= Works council =

Local/firm-level equivalent of a trade union

A works council is a shop-floor organization representing workers that functions as a local/firm-level complement to trade unions but is independent of these at least in some countries. Works councils exist with different names in a variety of related forms in a number of European countries, including the United Kingdom (Joint Consultative Committee or Employees' Council); Germany and Austria (Betriebsrat, Personalvertretung); Luxembourg (comité mixte, délégation du personnel); the Netherlands (Ondernemingsraad, Personeelsvertegenwoordiging) and Flanders in Belgium (Ondernemingsraad); Italy (comitato aziendale); France (Comité Social et Économique); Wallonia in Belgium (conseil d'entreprise), Spain (comité de empresa) and Denmark (samarbejdsudvalg).

One of the most commonly examined (and arguably most successful) implementations of this institution is found in Germany. The model is basically as follows: general labour agreements are made at the national level by national unions (e.g. IG Metall) and German Employer Associations (e.g. Gesamtmetall), and local plants and firms then meet with works councils to adjust these national agreements to local circumstances.
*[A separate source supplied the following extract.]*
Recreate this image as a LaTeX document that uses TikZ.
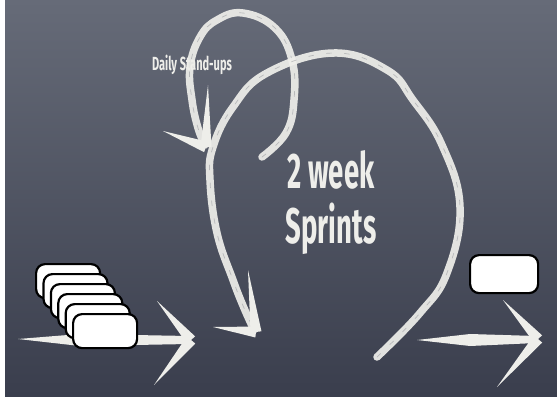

Works council members are elected by the company workforce for a four-year term. They don't have to be union members; works councils can also be formed in companies where neither the employer nor the employees are organized.

Works council representatives may also be appointed to the board of directors.

As with co-determination, there are three main views about why works councils primarily exist: to reduce workplace conflict by improving and systematising communication channels; to increase bargaining power of workers at the expense of owners by means of legislation; and to correct market failures by means of public policy.

== Europe ==

On 22 September 1994, the Council of the European Union passed a Directive (94/45/EC) on the establishment of a European Works Council (EWC) or similar procedure for the purposes of informing and consulting employees in companies which operate at European Union level.

The EWC Directive applies to companies with at least 1,000 employees within the EU and at least 150 employees in each of at least two EEA countries.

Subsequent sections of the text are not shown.